Near the end of the first year of my Master's I had what I would call an epiphany or revelation: I didn't want to do music full-time anymore. One day I was practicing for an upcoming symphony audition for the Lexington (KY) Philharmonic, and I just put my bass and bow down, went and found Jason (who was also practicing), and said, "I don't think I want to do music anymore." This led to a big chain reaction from friends and family, but my mind was made up. It was a dark time for me. I stopped practicing completely, I showed up to lessons unprepared, same with rehearsals. I practiced just enough to know my music for orchestra, but other than that the thought or act of practicing made me sick. I completely changed my view and suddenly all these people so focused on practicing seemed strange to me. What I had done for the past five years seemed pointless to me. The bookshelves of sheet music, scores, recordings, bass gear, time... what was it all for? Like I said, it was a dark place, and I knew in the back of my mind that music wasn't done completely for me. I just needed a break, so I took one. As soon as all my school stuff was done, I packed everything I owned in Cinci into my car and drove home to Denver. Regrettably I didn't say goodbye to the friends I'd made there (which I still feel bad about), but I only had one thing on my mind and that was getting home. I got home, loosened the strings on my bass, put it in a corner, and didn't touch it for three months. I spent the summer with a girl, which kept my mind off of music (somewhat), and started thinking about what else I could do. That fall I decided I couldn't let music go and I couldn't let bass go, so I started practicing again and auditioned for a local orchestra, which I still play with today. I also taught some bass lessons.
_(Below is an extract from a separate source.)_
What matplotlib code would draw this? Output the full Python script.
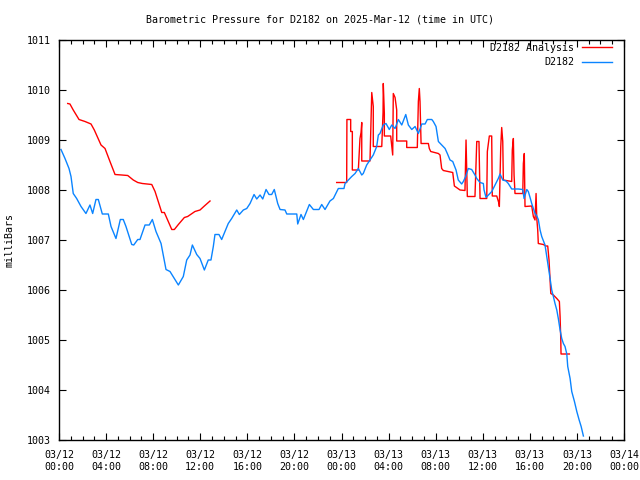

It's always interesting for me to think back on my time as a classical musician. I still am a classical musician, but it's no longer my primary focus. I believe Western Art Music is man's most awe-inspiring creation, and there's a reason why it's still so prevalent in today's society. And while it's still around and being played, it's sad to me that it's not appreciated as much as it should be, at least here in the U.S. Either way, I am first and foremost a musician, and that shapes who I am and how I approach all other areas of my life -- teaching social studies, English, playing soccer, social interactions, communication... everything. This was mostly for me to get my thoughts down, but if you read it all, thank you!